====== Given entries ======

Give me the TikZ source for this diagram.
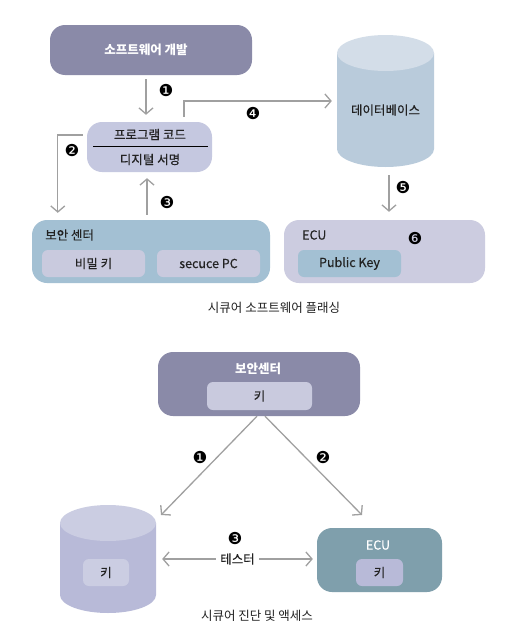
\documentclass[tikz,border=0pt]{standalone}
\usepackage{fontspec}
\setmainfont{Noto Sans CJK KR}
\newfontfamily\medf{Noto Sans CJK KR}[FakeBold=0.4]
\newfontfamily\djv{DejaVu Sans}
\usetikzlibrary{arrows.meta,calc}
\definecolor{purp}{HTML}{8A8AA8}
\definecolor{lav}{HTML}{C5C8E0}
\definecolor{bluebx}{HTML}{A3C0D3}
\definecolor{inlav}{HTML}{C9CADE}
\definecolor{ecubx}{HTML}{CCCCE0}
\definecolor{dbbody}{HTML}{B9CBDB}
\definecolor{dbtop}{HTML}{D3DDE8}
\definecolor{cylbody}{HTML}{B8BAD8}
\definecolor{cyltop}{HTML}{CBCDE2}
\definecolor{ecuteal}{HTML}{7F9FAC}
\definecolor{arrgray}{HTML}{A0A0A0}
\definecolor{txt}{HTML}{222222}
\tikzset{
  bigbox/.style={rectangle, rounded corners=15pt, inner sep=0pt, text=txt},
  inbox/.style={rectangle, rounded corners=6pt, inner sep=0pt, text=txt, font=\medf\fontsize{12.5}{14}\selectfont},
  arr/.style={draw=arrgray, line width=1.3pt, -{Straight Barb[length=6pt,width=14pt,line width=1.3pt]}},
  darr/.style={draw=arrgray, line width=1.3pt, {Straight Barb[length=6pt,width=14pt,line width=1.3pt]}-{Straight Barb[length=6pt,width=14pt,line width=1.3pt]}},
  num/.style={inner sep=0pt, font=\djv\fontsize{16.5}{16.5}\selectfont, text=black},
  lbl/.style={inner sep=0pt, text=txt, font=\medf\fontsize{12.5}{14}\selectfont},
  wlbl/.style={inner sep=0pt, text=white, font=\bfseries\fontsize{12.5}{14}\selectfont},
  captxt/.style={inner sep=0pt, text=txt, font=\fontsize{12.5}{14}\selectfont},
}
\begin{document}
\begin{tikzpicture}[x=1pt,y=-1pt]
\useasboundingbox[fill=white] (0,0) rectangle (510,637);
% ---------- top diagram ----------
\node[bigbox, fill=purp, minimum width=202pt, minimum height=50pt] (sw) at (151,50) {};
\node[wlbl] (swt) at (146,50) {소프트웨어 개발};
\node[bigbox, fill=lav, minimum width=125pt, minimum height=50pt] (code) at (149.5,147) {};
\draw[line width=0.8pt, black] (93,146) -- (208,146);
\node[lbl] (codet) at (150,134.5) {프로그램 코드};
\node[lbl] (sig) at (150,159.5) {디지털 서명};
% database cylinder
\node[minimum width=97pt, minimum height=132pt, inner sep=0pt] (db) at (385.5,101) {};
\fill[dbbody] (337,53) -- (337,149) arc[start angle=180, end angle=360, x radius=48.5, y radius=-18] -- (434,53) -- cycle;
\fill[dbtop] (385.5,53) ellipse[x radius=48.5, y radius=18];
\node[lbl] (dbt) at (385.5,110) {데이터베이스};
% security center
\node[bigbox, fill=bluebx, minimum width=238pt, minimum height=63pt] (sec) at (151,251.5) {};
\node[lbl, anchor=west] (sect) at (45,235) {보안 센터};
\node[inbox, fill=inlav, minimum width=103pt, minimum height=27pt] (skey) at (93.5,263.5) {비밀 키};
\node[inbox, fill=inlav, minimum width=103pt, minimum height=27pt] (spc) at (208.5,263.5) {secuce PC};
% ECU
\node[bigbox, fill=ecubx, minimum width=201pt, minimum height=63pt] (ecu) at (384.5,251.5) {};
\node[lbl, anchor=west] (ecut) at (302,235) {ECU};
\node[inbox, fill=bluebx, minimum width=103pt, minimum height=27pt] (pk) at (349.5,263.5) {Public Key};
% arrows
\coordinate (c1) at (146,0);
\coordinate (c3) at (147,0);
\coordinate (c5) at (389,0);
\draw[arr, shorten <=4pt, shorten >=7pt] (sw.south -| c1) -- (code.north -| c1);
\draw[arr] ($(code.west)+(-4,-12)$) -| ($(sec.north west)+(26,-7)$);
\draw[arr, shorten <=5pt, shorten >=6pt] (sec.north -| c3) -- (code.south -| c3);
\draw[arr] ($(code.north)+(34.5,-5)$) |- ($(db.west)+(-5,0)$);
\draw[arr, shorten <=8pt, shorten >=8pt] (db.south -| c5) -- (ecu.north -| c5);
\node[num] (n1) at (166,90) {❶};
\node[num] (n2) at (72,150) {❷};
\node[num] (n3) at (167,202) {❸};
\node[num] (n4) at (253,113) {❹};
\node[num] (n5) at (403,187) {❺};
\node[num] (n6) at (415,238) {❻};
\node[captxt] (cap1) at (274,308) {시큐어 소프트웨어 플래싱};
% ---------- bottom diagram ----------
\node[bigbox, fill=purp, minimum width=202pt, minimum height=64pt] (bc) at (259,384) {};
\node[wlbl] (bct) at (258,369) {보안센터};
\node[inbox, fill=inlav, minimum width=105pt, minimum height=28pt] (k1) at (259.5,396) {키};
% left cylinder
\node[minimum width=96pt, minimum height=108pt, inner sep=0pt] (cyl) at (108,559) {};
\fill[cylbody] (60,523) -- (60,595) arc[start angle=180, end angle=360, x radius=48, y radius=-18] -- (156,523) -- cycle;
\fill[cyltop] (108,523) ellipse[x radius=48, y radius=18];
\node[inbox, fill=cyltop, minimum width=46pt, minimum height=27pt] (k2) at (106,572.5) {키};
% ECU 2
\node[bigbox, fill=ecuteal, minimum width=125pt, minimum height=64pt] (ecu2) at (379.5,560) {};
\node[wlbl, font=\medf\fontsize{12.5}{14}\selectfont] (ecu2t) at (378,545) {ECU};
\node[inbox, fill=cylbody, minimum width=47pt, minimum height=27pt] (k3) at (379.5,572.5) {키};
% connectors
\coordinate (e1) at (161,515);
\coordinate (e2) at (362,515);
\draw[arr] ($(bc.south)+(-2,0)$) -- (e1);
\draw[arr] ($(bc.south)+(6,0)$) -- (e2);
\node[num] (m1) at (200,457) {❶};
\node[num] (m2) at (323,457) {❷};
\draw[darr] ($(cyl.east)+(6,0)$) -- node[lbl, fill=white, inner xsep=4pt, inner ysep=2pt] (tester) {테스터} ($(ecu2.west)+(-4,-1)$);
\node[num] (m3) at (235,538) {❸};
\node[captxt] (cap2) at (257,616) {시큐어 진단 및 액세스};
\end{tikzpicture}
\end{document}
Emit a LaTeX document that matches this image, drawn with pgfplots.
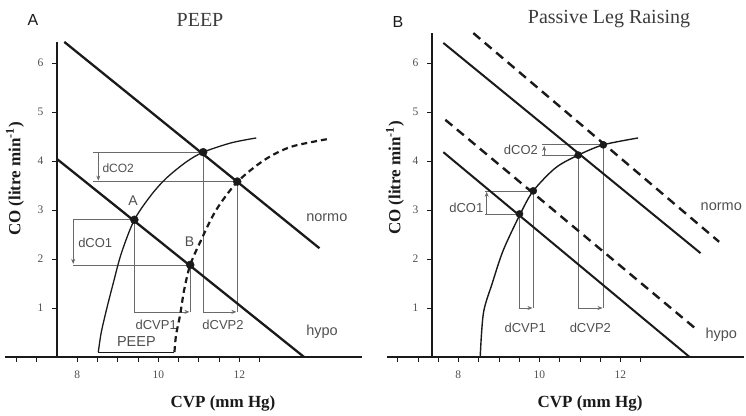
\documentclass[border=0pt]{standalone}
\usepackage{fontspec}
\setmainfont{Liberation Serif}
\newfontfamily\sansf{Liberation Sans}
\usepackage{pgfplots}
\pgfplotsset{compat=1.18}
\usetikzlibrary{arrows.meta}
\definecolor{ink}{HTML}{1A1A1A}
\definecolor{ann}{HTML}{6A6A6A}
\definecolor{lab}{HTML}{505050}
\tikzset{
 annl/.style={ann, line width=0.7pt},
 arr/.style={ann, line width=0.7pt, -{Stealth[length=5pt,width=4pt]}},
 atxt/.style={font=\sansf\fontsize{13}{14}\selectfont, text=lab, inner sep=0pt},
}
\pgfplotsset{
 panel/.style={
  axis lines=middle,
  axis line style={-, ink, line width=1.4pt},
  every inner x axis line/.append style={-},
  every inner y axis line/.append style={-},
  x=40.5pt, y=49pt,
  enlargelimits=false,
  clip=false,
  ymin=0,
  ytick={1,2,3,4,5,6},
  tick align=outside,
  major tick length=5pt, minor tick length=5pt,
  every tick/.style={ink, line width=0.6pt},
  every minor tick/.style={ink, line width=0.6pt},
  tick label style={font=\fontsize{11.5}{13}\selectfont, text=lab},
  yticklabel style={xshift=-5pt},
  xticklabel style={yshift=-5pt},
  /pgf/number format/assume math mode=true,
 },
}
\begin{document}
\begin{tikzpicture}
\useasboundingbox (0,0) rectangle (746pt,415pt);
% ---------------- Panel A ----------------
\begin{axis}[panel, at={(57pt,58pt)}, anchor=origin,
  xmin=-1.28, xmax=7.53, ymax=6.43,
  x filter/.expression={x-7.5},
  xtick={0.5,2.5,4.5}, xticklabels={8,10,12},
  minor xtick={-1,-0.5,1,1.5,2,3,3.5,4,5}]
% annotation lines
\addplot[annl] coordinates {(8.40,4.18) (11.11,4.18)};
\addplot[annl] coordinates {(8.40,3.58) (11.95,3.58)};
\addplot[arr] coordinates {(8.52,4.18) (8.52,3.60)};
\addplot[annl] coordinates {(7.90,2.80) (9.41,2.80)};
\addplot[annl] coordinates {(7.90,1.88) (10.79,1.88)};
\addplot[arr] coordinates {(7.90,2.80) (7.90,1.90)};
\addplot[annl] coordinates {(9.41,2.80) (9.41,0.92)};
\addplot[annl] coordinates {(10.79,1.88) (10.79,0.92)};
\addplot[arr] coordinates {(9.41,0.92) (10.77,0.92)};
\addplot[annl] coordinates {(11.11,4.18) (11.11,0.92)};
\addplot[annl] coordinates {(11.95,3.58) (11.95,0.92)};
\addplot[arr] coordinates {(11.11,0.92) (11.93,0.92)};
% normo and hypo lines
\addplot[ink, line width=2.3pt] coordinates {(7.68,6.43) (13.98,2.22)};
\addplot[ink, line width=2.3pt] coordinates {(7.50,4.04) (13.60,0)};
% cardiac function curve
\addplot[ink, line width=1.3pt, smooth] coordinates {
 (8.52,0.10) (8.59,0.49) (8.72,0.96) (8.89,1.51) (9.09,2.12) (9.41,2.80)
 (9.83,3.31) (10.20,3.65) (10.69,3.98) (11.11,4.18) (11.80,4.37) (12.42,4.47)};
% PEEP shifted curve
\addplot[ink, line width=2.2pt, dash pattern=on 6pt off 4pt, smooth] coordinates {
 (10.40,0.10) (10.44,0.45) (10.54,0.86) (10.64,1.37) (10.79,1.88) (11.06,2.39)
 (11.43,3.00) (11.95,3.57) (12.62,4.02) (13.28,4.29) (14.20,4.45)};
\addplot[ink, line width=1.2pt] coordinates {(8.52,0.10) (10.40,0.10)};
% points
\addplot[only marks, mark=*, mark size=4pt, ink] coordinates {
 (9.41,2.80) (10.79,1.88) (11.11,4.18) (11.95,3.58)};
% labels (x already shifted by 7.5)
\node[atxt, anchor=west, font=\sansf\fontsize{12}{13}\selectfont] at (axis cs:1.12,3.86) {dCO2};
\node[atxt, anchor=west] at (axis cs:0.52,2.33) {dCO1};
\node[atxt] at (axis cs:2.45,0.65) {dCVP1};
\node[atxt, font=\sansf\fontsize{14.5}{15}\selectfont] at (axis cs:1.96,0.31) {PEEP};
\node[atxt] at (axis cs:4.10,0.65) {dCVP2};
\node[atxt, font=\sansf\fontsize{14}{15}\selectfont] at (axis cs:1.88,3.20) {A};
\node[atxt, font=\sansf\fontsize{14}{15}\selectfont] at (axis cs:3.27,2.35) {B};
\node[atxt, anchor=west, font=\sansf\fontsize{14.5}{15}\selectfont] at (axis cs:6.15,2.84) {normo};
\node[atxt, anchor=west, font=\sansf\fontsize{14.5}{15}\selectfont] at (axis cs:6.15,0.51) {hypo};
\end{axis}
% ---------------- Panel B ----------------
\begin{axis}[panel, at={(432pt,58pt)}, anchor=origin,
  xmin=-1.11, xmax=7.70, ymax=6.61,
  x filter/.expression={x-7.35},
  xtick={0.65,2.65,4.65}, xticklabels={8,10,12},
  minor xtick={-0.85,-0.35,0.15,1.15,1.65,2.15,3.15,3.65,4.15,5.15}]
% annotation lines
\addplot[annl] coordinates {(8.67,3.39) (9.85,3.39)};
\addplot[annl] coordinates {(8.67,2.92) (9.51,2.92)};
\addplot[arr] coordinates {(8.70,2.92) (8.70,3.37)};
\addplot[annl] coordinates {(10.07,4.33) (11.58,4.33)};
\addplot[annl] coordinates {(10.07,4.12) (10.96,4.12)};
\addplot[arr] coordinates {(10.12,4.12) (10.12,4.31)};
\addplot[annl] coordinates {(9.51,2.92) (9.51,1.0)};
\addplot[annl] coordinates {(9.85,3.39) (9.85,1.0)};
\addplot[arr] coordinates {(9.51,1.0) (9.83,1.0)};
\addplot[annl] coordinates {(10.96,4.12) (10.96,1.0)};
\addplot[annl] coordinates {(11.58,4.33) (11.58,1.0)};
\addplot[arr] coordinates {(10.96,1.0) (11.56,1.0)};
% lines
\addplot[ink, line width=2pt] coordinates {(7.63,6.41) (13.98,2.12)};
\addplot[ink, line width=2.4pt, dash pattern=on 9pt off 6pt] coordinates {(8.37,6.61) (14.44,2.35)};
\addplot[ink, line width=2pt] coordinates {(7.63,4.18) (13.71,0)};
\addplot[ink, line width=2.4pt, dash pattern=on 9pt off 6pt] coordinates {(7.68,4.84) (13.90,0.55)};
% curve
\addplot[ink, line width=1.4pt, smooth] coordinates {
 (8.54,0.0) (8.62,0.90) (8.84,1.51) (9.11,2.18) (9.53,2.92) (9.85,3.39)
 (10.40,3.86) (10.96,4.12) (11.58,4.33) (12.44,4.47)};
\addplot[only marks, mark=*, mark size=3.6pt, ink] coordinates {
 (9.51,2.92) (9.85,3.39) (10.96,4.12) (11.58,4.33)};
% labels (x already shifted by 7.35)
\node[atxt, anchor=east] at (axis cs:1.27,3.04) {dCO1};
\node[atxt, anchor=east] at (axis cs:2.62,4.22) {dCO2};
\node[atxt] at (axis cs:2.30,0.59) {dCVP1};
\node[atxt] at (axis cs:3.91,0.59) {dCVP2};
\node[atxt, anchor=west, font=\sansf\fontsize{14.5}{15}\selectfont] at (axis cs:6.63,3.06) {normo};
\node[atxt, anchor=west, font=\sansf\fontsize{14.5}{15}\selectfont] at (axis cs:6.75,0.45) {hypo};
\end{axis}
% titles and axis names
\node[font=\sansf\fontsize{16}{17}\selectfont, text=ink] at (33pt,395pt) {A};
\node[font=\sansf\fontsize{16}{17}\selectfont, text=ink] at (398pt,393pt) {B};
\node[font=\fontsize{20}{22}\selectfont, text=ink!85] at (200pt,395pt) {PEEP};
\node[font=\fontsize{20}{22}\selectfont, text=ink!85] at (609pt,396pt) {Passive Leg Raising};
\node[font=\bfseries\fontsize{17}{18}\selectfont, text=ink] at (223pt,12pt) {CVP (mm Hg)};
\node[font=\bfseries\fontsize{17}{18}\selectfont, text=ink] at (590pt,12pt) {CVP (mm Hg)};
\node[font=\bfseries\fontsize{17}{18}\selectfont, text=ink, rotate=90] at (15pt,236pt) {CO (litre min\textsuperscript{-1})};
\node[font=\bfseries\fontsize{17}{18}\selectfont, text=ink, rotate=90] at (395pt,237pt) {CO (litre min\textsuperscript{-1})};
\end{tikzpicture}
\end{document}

======

- [Directions]
In the records above, collect each line with "diagram".

- [Result for this task]
Give me the TikZ source for this diagram.
% ---------- top diagram ----------
% ---------- bottom diagram ----------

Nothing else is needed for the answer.